## DATA SUPPLIED
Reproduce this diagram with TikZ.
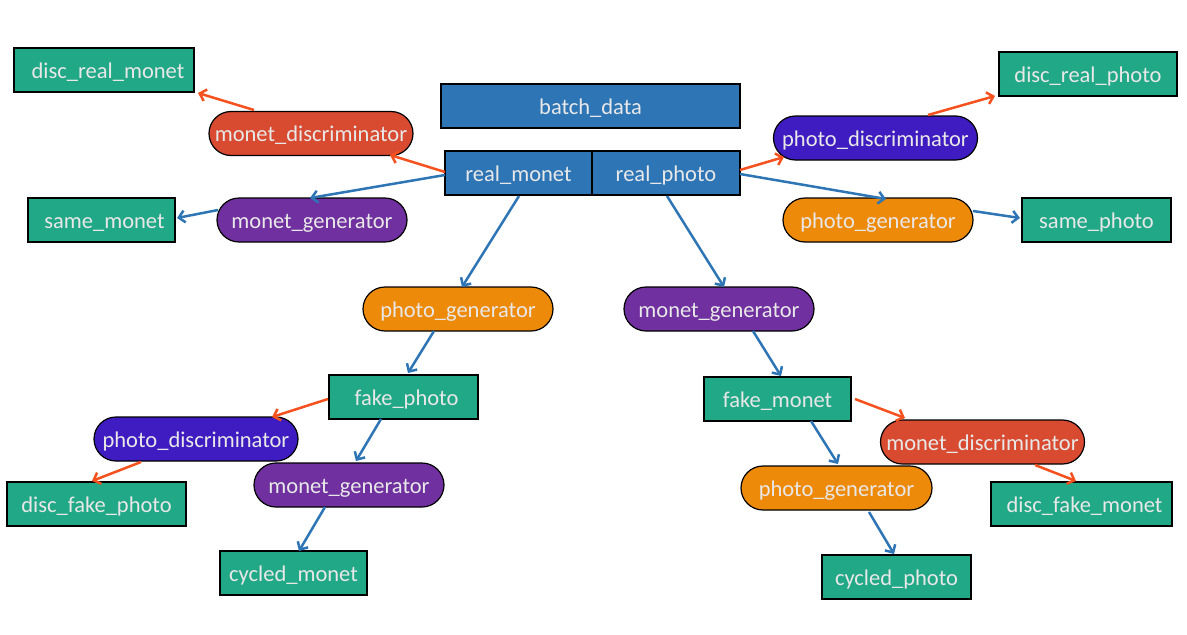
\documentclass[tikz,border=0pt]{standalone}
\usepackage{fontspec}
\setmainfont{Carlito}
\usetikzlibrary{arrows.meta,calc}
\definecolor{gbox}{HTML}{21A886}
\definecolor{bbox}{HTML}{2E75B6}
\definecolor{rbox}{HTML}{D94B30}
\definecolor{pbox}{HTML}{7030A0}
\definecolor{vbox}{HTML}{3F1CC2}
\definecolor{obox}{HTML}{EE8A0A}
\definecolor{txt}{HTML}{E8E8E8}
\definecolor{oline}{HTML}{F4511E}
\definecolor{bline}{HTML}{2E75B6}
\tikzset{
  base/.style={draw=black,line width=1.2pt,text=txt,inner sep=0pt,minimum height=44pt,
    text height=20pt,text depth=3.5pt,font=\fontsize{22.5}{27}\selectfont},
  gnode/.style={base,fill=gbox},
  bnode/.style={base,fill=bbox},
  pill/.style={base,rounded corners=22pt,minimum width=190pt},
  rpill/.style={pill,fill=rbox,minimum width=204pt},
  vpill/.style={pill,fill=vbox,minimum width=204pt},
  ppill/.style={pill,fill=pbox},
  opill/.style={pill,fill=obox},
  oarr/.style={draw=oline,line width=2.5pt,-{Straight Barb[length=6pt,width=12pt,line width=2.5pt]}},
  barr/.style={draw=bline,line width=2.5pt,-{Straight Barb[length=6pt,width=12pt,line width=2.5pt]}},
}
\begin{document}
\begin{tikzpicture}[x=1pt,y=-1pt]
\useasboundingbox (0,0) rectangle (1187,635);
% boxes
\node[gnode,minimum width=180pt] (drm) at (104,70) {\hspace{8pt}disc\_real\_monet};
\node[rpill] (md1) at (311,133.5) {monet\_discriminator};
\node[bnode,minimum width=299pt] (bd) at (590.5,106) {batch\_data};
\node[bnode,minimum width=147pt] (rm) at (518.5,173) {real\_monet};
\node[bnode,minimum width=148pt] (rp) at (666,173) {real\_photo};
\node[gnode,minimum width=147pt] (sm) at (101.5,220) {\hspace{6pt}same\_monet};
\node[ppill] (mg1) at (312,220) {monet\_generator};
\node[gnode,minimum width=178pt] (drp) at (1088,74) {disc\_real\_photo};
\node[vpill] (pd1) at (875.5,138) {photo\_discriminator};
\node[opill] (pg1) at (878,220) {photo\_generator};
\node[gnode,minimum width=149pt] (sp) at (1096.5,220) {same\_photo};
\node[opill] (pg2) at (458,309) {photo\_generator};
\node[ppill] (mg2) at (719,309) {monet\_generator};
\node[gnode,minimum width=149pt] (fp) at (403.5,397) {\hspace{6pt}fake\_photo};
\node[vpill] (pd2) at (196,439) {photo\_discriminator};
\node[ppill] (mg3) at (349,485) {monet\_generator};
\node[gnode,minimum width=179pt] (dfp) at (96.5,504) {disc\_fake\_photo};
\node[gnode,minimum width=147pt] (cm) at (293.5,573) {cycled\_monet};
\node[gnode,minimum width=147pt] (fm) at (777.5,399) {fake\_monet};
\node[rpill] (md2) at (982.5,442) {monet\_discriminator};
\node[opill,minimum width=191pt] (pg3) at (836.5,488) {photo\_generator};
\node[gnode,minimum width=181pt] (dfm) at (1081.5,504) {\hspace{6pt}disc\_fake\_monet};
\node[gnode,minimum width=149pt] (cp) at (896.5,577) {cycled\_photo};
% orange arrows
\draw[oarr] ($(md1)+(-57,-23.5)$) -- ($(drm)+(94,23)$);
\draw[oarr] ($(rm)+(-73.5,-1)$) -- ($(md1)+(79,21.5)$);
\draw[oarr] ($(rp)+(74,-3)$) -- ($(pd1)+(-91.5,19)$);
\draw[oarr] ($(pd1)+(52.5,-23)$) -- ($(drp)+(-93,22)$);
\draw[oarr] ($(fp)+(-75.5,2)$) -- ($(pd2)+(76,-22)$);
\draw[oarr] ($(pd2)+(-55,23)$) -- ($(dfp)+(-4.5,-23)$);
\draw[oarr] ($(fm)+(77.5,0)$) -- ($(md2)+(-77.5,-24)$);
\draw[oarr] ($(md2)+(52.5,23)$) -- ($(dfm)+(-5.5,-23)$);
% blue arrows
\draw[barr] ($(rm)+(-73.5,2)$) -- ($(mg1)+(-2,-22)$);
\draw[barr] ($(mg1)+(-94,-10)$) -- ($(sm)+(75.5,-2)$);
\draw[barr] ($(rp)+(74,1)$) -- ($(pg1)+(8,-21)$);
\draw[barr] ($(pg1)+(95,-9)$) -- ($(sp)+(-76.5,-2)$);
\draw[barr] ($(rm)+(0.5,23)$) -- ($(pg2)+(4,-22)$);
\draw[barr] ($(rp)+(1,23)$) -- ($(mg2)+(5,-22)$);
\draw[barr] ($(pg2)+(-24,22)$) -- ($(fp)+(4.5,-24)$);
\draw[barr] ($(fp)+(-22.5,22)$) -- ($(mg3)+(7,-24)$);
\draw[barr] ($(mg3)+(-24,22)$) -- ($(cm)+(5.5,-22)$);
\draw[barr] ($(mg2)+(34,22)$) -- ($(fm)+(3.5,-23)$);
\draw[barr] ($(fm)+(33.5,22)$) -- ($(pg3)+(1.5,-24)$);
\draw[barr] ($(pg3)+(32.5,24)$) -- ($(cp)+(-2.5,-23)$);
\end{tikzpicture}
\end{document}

...

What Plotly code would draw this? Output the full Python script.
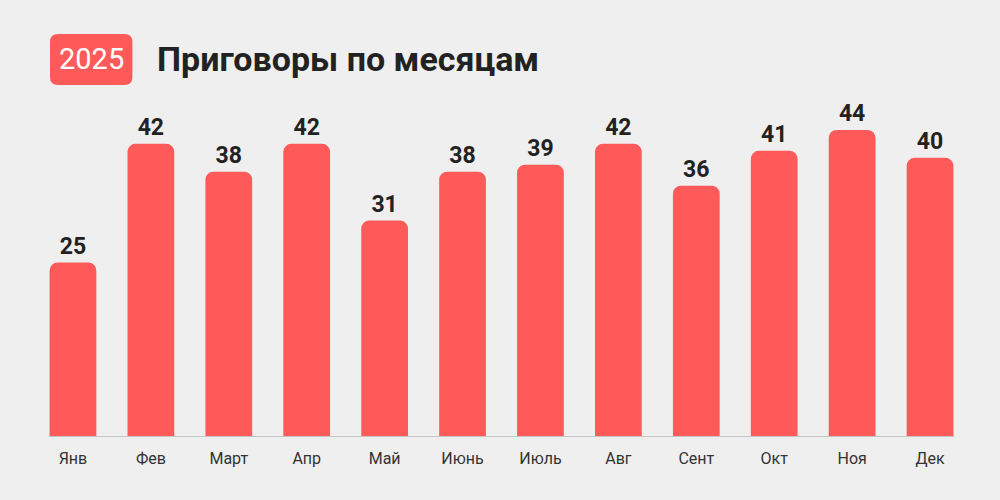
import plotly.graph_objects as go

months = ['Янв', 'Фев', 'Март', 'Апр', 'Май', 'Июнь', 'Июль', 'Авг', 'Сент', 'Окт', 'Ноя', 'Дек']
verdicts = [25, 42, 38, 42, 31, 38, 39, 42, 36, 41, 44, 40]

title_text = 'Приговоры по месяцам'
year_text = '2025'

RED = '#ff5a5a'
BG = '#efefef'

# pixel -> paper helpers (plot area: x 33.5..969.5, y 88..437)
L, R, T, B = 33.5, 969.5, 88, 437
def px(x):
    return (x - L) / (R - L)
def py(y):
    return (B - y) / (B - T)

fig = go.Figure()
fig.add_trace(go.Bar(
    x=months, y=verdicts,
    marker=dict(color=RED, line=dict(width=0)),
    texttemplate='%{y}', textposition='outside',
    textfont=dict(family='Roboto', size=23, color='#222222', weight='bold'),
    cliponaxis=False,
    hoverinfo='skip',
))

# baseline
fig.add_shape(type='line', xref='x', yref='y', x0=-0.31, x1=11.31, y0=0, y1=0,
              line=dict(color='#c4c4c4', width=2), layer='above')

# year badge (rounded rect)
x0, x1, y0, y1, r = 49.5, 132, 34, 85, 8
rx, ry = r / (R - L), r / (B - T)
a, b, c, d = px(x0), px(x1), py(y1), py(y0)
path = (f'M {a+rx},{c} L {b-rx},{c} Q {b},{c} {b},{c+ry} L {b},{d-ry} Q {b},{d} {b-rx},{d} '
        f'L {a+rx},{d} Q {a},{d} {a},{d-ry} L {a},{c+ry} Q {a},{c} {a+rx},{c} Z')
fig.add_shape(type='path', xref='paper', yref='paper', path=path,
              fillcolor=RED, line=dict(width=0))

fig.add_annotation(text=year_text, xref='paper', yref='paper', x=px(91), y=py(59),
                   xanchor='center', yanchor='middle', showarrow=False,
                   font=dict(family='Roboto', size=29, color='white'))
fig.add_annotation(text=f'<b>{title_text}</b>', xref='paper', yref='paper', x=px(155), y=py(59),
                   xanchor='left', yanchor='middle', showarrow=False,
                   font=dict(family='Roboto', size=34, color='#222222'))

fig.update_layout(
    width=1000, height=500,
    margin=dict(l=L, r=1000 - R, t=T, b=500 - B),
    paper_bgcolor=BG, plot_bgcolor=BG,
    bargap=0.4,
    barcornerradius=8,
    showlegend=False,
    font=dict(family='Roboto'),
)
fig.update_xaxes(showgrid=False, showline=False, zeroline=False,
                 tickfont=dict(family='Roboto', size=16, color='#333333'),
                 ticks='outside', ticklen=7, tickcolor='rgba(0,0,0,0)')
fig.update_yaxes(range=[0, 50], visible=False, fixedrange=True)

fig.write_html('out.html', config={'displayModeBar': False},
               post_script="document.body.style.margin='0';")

--

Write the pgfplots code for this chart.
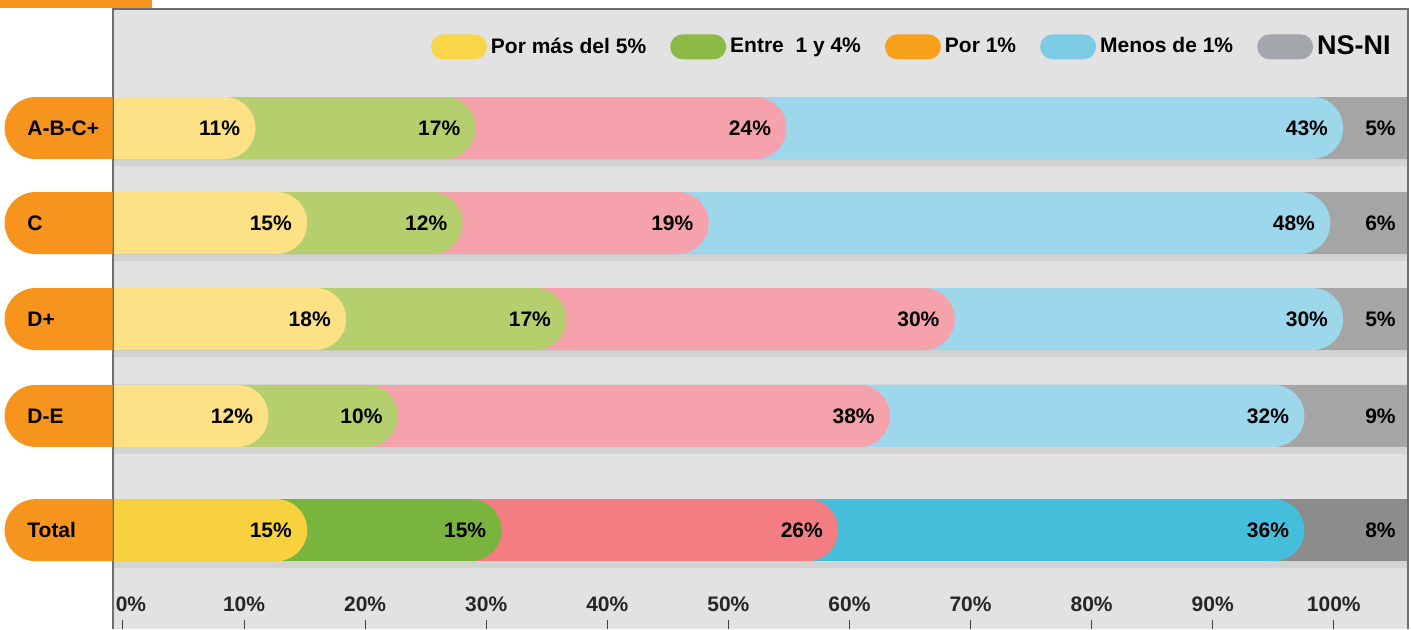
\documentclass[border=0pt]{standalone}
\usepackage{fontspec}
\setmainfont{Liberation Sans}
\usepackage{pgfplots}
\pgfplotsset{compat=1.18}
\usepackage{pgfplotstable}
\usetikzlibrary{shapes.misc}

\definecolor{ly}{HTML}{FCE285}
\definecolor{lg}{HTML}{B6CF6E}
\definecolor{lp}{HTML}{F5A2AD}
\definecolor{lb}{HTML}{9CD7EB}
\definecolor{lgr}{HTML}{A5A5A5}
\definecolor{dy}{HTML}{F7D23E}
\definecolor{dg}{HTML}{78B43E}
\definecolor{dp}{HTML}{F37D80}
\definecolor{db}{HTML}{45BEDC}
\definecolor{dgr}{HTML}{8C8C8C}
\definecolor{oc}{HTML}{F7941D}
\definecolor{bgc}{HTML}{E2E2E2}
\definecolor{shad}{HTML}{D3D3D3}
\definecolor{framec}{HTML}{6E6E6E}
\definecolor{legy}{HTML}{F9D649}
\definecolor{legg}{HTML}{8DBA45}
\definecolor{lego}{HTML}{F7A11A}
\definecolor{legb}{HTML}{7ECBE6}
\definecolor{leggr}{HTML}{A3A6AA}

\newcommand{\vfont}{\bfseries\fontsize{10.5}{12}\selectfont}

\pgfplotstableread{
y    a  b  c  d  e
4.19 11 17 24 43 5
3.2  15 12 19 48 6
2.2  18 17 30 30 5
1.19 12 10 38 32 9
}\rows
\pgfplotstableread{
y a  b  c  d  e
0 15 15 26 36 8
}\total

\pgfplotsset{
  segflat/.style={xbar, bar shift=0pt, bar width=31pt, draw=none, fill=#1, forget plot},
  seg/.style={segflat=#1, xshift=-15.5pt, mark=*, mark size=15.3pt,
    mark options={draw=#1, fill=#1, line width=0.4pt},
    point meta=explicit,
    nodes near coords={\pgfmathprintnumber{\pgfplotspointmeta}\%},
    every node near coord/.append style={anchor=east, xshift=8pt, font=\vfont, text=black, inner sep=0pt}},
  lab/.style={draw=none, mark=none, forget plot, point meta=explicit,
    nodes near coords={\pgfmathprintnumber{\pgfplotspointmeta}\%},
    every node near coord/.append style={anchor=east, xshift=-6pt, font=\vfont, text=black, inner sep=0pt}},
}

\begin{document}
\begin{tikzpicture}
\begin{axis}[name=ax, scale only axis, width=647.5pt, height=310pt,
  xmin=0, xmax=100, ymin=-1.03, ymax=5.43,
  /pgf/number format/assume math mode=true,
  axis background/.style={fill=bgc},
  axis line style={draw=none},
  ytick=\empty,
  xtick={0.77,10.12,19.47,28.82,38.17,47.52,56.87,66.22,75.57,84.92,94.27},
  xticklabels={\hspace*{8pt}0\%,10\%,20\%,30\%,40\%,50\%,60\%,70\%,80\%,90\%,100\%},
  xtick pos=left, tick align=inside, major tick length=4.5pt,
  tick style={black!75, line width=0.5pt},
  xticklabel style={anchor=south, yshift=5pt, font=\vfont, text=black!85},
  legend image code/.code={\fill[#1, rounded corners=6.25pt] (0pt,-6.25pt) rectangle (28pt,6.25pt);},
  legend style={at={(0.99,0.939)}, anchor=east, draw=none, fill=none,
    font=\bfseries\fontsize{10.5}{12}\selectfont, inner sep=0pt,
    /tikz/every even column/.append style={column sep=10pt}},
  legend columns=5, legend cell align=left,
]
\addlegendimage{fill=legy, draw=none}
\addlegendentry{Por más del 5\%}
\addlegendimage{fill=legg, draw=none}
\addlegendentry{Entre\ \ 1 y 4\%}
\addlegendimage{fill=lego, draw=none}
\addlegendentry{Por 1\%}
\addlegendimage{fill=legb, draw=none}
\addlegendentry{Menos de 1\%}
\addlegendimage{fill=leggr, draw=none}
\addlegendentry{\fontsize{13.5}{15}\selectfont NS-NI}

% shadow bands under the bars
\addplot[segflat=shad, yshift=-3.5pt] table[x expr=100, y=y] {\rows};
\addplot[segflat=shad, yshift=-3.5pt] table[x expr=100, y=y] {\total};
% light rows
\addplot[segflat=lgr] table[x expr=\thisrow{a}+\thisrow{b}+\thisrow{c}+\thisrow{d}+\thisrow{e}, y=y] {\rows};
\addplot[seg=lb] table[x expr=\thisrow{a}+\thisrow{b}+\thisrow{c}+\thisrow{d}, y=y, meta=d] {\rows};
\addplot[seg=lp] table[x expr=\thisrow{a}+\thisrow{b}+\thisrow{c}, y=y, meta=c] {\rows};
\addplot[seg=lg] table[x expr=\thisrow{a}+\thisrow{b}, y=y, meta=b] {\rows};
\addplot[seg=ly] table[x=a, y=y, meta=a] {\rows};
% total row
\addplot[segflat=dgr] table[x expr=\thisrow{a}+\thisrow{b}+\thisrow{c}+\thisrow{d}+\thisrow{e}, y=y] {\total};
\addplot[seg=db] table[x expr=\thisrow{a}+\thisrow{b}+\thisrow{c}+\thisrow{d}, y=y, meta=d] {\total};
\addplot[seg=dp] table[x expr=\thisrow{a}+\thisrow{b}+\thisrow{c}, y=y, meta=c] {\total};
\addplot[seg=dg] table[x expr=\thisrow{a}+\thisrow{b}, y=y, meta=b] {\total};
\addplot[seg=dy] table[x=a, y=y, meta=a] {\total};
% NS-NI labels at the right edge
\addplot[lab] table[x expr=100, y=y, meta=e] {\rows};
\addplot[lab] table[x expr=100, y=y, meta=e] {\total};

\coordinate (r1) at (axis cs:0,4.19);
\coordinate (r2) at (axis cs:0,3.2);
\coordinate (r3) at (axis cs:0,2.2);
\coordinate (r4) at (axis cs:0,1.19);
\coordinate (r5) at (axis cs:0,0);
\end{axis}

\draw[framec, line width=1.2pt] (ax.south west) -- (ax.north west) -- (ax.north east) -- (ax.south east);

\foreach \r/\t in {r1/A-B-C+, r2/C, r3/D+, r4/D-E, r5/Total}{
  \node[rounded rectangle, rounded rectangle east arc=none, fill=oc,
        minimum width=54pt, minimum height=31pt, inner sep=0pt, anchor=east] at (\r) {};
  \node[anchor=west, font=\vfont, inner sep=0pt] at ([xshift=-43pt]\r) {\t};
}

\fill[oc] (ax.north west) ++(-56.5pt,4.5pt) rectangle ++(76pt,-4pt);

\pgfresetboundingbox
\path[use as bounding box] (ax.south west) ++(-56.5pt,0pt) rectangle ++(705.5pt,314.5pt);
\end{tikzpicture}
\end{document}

## WRITTEN EXERCISE
Using the material above, work out how many lines contain the string "code". Give that number alone.

## WRITTEN ANSWER
3